The news of this impersonator, Hossain Sabzian, was published in Soroush magazine and the film itself begins with a sequence where a Soroush reporter, Hassan Farazmand, accompanies a soldier and a taxi driver to arrest Sabzian. Following a non-chronological narrative structure, Close-Up also depicts Kiarostami’s efforts to make a film about him and Sabzian’s trial. Flashbacks of what happened to Sabzian and the Ahankhahs are interspersed between the courtroom scenes. Finally, the film ends with Sabzian’s release from prison, and his encounter with the real Makhmalbaf. This structure is a departure from the chronological order of the film’s first edit. As Godfrey Cheshire elucidates, the projectionist at a festival in Munich made a mistake and showed the reels in the wrong order. Kiarostami for his part liked this new version of the film, compelling him to re-edit the film to its current iteration.
Close-Up is a combination of documentary and fiction. It is based on a real story and all the people in the film play themselves as they are in the real world. Even the soldier who arrests Sabzian in the film is the same individual who did so in reality. This blending is to such an extent that it has made it difficult for audiences to realize which parts of the film are documentary filmmaking and which parts were re-enacted or constructed.
Close-Up is, more than anything, concerned with illusion and identity. Farazmand, the reporter, is another version of Sabzian in his emulation of Oriana Fallaci, the great Italian journalist. Later in the film, Mr. Ahankhah (the father of the family that was infiltrated by Sabzian) claims that he had realized Sabzian was not the real Makhmalbaf, while Farazmand writes in his magazine that it was he himself who resolved the case and the flashbacks confirm this.. Farazmand aspires to the persona of Fallaci in order to achieve the fame, respect, and perhaps even the money such figures earn. For his part, Sabzian also craves respect and money—though more the former than the latter. He confesses in court that he found pleasure in the Ahankhahs obeying him when he asked them to do something. An unemployed man burdened with financial issues, he further confesses to the judge that he can sometimes not even afford to buy anything for his family’s breakfast. In spite of his disparate social positioning to Farazmand, the film draws distinct thematic parallels between their impersonations of more successful figures.
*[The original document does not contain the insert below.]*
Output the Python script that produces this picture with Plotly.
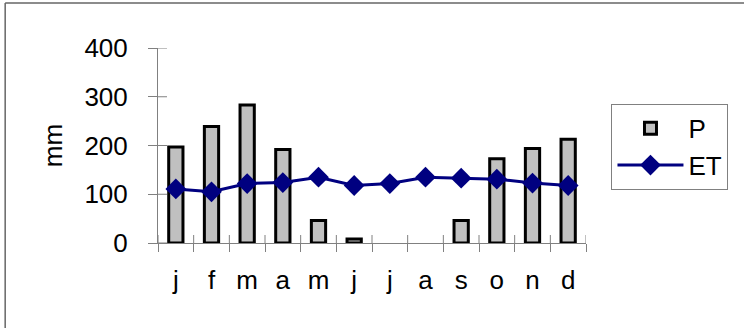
import plotly.graph_objects as go

months = ["j", "f", "m", "a", "m ", "j ", "j  ", "a ", "s", "o", "n", "d"]
month_labels = ["j", "f", "m", "a", "m", "j", "j", "a", "s", "o", "n", "d"]
P = [197, 239, 283, 192, 46, 8, 0, 0, 46, 173, 194, 213]
ET = [111, 105, 122, 124, 135, 118, 122, 135, 133, 131, 123, 118]
y_ticks = [0, 100, 200, 300, 400]

W, H = 744, 328
ML, MR, MT, MB = 158, 157.5, 48, 84.7
pw = W - ML - MR
ph = H - MT - MB

def px(x):
    return (x - ML) / pw

def py(y):
    return (H - MB - y) / ph

FONT = dict(family="Liberation Sans, Arial, sans-serif", size=26, color="black")
AXC = "#808080"

fig = go.Figure()
fig.add_trace(go.Bar(
    x=months, y=P, name="P", width=0.4,
    marker=dict(color="#c0c0c0",
                line=dict(color="black", width=[3 if v > 0 else 0 for v in P])),
))
fig.add_trace(go.Scatter(
    x=months, y=ET, name="ET", mode="lines+markers",
    line=dict(color="#000080", width=3),
    marker=dict(symbol="diamond", size=16, color="#000080"),
))

shapes = [
    dict(type="line", xref="paper", yref="paper",
         x0=px(5), x1=px(760), y0=py(3), y1=py(3),
         line=dict(color="#666666", width=1.5)),
    dict(type="line", xref="paper", yref="paper",
         x0=px(5), x1=px(5), y0=py(3), y1=py(340),
         line=dict(color="#666666", width=1.5)),
]
# inner halves of the crossing tick marks
for t in y_ticks:
    shapes.append(dict(type="line", xref="x domain", yref="y",
                       x0=0, x1=9 / pw, y0=t, y1=t, layer="below",
                       line=dict(color=AXC, width=1)))
for i in range(len(months) + 1):
    shapes.append(dict(type="line", xref="x", yref="y domain",
                       x0=i - 0.5, x1=i - 0.5, y0=0, y1=8 / ph, layer="below",
                       line=dict(color=AXC, width=1)))

fig.update_layout(
    width=W, height=H,
    margin=dict(l=ML, r=MR, t=MT, b=MB, autoexpand=False),
    paper_bgcolor="white", plot_bgcolor="white",
    font=FONT,
    showlegend=True,
    legend=dict(
        x=px(612), y=py(104), xanchor="left", yanchor="top",
        bordercolor="#808080", borderwidth=1, bgcolor="white",
        font=FONT, tracegroupgap=4, itemwidth=66,
    ),
    xaxis=dict(
        type="category", categoryorder="array", categoryarray=months,
        tickvals=months, ticktext=month_labels,
        tickson="boundaries", ticks="outside", ticklen=8, tickcolor=AXC,
        tickwidth=1, showline=True, linecolor=AXC, linewidth=1,
        showgrid=False, zeroline=False, range=[-0.5, 11.5],
        ticklabelstandoff=14, tickfont=FONT,
    ),
    yaxis=dict(
        range=[0, 400], tickvals=y_ticks, ticks="outside", ticklen=9,
        tickcolor=AXC, tickwidth=1, showline=True, linecolor=AXC,
        linewidth=1, showgrid=False, zeroline=False,
        ticklabelstandoff=15, tickfont=FONT,
        title=dict(text="mm", font=FONT, standoff=14),
    ),
    shapes=shapes,
)

fig.write_html("out.html")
In our reading of this piece, we can further extrapolate this depiction of impersonation to the illusions implicit in cinema itself. According to Alireza Zarrindast, the film’s director of photography, the flashback scenes where we see the story of Sabzian and the Ahankhahs were shot on 35mm film, while those in the courtroom were shot instead on 16mm. In the courtroom, the camera is also relatively restless in comparison to other scenes, zooming in and out several times. Such cinematography is reminiscent of news reportage and documentary filmmaking. Moreover, the performances, from Sabzian and the Ahankhahs to the judge are very realistic. However, this scene was in fact recreated, but with the intent of remaining faithful to the actual words recorded in the courtroom. Even, according to Cheshire, interruptions in sound in the final sequence were created in post-production and are not real. Close-Up as such questions not only documentary cinema, but cinema in general, and challenges viewers to distinguish the reality and its imitations.
This theme is achieved in a confluence of both style and narrative. Sabzian is an extreme cinephile, sacrificing his life and family for the cinema. He is enraptured not only by movies themselves, but also by the aura that surrounds them and their makers. It is for this reason that, of all the people he could impersonate, he chose a film director. Hence, Close-Up underlines its critique of the illusionistic quality of cinema and its peripheries. As Werner Herzog remarks, it is “the greatest documentary on filmmaking” he has ever seen.
Issues of alienation stemming from socio-economics are truly transnational, and the commentary on these issues in Close-Up has engendered its warm reception with audiences around the globe. In this critique, Kiarostami discusses the similarities between Sabzian and the Ahankhah family, pointing out how their similarities draw them to each other. The Ahankhahs are likewise challenged by socio-economic problems and unemployment as a result of both the revolution and the 8-year war with Iraq. The Ahankhahs belong to the middle class, but their sons, both educated in engineering, are either unemployed or working in unrelated fields.
We can track Close-Up’s influence on different films. An example could be Sarah Polley’s Stories We Tell (2012), in which, like in Close-Up, different characters tell their own stories about a unique event and it is hard for an audience to find the truth. Polley’s recreation of real events and combining documentary and fiction in the way that it would be sometimes hard to distinguish them is another important thing inspired by Close-Up. Many filmmakers and critics around the world have admired and drawn upon Close-Up. In 2012, Sight and Sound chose it as one of their “Top 50 Greatest Films of All Time.”
Close-Up ends with a frozen image of Sabzian, regretful but smiling. His dream has come true; now his picture is on the billboards on the streets and festivals around the world. With this framing, I am compelled to say that, while criticizing the illusionistic quality of cinema, Close-Up is also thus an act of homage to it, an art that can make dreams and illusions into reality.